**Written task:**
Begin with the opening line of the records and extract each line through the one holding "import plotly.graph_objects as go"; pictures are not part of the copy.

[Source code of charts]
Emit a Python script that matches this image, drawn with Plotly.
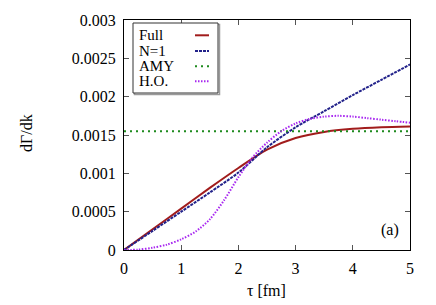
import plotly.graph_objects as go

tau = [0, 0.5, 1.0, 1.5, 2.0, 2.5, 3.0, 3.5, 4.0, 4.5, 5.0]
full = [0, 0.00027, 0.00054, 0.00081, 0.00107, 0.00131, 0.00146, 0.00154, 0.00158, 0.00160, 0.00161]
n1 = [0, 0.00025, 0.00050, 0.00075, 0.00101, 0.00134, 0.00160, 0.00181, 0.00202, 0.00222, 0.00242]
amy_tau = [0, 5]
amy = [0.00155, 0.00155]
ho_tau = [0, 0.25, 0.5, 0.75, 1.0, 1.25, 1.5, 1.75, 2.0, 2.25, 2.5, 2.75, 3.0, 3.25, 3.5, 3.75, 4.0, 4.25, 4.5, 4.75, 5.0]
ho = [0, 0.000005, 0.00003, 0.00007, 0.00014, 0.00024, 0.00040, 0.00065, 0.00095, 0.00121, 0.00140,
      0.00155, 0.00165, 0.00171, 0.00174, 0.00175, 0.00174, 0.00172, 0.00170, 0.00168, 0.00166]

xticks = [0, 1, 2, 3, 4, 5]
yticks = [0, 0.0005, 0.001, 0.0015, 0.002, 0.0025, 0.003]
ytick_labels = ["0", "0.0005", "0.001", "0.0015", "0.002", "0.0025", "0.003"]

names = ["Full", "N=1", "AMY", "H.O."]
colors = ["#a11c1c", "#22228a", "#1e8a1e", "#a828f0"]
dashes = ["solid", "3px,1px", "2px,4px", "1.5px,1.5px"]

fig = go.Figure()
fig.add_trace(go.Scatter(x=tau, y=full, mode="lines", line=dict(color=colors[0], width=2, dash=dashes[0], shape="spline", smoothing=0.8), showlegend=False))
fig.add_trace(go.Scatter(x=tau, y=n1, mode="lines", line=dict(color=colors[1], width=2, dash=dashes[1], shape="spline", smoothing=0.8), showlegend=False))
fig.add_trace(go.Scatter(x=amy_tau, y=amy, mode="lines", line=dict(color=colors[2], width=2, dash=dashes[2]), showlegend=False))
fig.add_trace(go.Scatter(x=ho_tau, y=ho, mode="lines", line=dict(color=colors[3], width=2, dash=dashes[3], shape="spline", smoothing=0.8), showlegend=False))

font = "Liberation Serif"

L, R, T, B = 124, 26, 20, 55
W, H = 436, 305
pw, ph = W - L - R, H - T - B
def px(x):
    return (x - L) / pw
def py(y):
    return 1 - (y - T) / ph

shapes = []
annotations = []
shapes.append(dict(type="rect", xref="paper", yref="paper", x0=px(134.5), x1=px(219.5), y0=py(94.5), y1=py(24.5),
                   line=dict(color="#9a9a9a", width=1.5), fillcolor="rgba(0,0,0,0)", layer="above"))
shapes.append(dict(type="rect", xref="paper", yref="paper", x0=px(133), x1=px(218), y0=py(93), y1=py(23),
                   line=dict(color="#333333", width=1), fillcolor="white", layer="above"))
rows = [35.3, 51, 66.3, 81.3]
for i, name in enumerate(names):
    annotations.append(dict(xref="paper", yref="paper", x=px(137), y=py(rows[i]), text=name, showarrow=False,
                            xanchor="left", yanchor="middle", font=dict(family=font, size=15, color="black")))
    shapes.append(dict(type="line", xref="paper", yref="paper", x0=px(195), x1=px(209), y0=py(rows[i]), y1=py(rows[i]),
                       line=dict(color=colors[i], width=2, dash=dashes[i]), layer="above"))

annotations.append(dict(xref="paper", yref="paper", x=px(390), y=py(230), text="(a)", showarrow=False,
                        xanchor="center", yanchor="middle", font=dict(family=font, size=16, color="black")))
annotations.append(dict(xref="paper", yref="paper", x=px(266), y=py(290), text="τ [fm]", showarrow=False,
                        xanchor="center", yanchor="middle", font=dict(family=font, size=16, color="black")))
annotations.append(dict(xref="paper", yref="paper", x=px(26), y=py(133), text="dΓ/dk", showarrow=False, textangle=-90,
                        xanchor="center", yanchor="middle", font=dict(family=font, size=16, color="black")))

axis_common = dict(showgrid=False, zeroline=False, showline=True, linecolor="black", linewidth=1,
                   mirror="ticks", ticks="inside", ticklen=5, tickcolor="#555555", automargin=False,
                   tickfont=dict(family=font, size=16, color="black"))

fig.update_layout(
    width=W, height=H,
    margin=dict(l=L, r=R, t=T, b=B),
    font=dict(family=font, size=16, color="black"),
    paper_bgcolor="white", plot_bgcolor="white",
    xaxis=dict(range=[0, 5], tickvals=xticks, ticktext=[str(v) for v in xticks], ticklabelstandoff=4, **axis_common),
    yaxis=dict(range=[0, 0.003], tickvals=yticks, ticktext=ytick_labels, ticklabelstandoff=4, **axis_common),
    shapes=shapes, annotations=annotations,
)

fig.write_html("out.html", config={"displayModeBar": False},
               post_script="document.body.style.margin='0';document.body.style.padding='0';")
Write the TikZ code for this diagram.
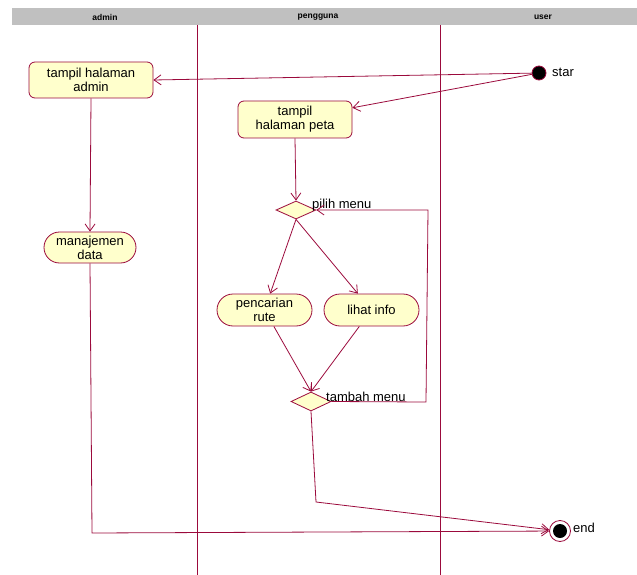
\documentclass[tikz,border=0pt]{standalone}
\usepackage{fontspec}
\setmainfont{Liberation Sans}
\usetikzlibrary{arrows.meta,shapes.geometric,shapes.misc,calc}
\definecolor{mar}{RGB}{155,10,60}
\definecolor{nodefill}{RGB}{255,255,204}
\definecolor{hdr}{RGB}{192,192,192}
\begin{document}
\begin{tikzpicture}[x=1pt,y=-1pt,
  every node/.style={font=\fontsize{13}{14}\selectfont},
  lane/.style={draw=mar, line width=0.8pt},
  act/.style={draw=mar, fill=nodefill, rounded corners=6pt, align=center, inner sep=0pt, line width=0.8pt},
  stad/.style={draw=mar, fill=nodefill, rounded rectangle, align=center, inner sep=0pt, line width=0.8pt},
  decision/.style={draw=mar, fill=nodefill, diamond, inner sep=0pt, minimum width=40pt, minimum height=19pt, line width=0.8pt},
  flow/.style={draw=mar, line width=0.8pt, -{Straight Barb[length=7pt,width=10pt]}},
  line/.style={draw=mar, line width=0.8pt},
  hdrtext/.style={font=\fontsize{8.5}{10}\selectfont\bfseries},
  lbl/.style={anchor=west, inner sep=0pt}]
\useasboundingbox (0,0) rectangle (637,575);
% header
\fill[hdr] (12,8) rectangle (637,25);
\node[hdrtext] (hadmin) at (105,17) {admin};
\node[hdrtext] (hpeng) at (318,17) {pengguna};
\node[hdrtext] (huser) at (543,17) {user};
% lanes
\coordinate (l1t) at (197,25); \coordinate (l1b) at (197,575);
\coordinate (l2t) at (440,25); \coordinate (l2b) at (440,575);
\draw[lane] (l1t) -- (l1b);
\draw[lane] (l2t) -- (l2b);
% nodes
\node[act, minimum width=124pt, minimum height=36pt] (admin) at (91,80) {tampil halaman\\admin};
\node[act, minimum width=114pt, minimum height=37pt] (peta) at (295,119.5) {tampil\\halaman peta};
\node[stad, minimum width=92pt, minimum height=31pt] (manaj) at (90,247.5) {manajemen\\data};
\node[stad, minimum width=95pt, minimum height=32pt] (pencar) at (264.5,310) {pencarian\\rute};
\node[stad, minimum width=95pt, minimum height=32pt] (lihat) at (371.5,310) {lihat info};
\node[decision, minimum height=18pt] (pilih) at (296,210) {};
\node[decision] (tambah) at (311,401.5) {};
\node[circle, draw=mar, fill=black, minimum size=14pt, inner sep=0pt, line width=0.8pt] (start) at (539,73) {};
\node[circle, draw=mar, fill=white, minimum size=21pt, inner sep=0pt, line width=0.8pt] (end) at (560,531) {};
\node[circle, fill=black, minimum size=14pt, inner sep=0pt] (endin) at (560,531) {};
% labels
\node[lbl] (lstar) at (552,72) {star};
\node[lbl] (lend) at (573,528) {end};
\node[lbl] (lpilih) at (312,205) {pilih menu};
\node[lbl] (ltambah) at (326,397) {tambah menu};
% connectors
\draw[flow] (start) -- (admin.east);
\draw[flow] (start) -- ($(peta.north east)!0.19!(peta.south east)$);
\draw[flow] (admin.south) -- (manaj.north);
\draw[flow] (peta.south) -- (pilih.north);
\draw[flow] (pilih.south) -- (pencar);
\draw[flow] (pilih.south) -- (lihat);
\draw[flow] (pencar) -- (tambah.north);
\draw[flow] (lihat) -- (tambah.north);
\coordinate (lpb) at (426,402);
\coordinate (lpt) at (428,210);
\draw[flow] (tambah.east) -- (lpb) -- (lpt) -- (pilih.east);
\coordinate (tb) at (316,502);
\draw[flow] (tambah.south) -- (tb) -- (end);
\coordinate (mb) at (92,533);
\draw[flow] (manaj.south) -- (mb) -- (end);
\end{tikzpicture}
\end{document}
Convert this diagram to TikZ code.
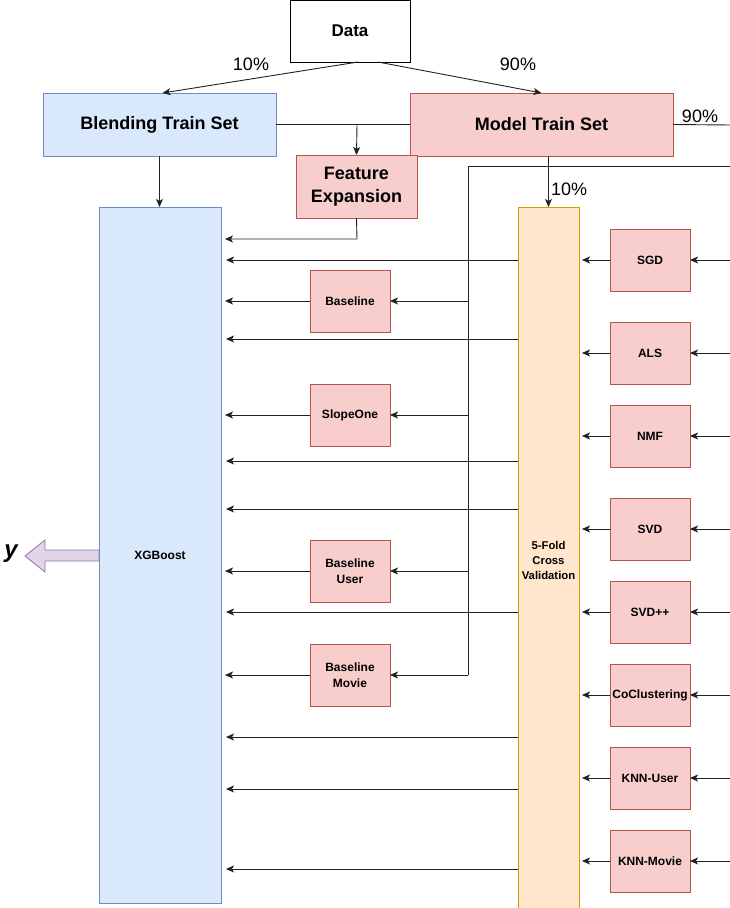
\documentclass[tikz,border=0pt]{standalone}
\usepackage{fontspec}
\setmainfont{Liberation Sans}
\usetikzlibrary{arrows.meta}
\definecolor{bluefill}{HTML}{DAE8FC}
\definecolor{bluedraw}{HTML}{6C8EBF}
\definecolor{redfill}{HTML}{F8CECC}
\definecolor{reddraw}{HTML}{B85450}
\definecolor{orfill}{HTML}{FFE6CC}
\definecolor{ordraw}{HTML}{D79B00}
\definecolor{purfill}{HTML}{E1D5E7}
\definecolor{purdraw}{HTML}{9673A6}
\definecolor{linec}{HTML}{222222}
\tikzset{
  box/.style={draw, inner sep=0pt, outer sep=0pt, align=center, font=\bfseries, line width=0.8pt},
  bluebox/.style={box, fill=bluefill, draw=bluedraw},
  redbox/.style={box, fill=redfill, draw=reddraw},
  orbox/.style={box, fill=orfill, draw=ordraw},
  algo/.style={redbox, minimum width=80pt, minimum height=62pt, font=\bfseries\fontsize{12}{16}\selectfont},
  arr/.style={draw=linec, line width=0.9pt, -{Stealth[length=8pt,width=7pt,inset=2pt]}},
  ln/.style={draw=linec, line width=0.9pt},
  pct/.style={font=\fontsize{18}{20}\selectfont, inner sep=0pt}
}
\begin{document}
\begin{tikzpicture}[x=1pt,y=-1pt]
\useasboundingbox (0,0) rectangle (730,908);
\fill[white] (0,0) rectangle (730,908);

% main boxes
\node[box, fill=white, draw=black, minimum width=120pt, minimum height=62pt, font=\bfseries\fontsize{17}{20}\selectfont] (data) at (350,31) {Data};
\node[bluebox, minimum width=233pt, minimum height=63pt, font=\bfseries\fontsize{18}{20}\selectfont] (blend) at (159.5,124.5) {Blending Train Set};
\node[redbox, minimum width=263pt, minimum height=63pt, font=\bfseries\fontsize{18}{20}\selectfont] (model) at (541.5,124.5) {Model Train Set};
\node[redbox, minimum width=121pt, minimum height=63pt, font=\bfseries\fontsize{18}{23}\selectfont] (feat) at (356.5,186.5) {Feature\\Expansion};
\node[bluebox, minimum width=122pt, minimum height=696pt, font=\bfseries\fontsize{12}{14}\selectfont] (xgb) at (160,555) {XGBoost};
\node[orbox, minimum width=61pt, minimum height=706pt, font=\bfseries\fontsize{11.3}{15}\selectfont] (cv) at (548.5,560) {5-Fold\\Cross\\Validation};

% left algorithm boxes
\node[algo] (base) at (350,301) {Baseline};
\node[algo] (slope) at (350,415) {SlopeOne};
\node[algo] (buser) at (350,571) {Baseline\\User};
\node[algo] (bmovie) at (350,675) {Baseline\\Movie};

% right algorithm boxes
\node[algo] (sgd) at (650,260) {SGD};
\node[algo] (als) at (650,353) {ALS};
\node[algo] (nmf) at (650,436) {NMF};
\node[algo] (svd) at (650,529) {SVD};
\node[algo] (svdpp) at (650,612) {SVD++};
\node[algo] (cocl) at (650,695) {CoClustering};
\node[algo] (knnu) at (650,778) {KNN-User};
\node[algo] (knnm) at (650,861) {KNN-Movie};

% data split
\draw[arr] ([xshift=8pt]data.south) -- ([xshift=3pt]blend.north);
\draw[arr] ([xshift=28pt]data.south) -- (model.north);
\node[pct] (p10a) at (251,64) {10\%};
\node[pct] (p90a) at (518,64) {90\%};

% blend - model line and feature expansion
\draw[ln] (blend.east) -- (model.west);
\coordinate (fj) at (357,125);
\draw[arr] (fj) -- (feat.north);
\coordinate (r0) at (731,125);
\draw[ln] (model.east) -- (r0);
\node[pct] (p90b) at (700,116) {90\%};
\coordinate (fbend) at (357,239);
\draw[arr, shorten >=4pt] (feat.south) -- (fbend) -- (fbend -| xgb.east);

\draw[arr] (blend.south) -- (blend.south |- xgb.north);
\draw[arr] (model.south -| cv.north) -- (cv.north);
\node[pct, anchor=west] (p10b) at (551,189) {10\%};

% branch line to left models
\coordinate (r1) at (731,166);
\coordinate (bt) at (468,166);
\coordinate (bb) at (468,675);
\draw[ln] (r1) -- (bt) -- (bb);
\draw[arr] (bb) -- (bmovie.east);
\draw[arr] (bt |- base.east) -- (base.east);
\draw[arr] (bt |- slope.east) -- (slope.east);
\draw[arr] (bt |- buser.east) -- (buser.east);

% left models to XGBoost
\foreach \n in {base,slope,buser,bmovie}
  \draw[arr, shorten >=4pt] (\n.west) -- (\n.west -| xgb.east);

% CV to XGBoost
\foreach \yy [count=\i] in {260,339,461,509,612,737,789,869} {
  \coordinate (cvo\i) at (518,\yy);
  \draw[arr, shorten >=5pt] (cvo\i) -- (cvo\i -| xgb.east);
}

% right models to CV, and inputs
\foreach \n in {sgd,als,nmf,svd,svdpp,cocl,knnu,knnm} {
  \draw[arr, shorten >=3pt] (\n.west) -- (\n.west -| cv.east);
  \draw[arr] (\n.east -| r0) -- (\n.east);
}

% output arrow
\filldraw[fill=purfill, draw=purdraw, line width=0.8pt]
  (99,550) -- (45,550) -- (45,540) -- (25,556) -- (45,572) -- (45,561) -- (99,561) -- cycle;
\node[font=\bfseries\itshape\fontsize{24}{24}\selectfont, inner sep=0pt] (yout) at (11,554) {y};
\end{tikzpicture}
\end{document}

**Task response:**
Emit a Python script that matches this image, drawn with Plotly.
import plotly.graph_objects as go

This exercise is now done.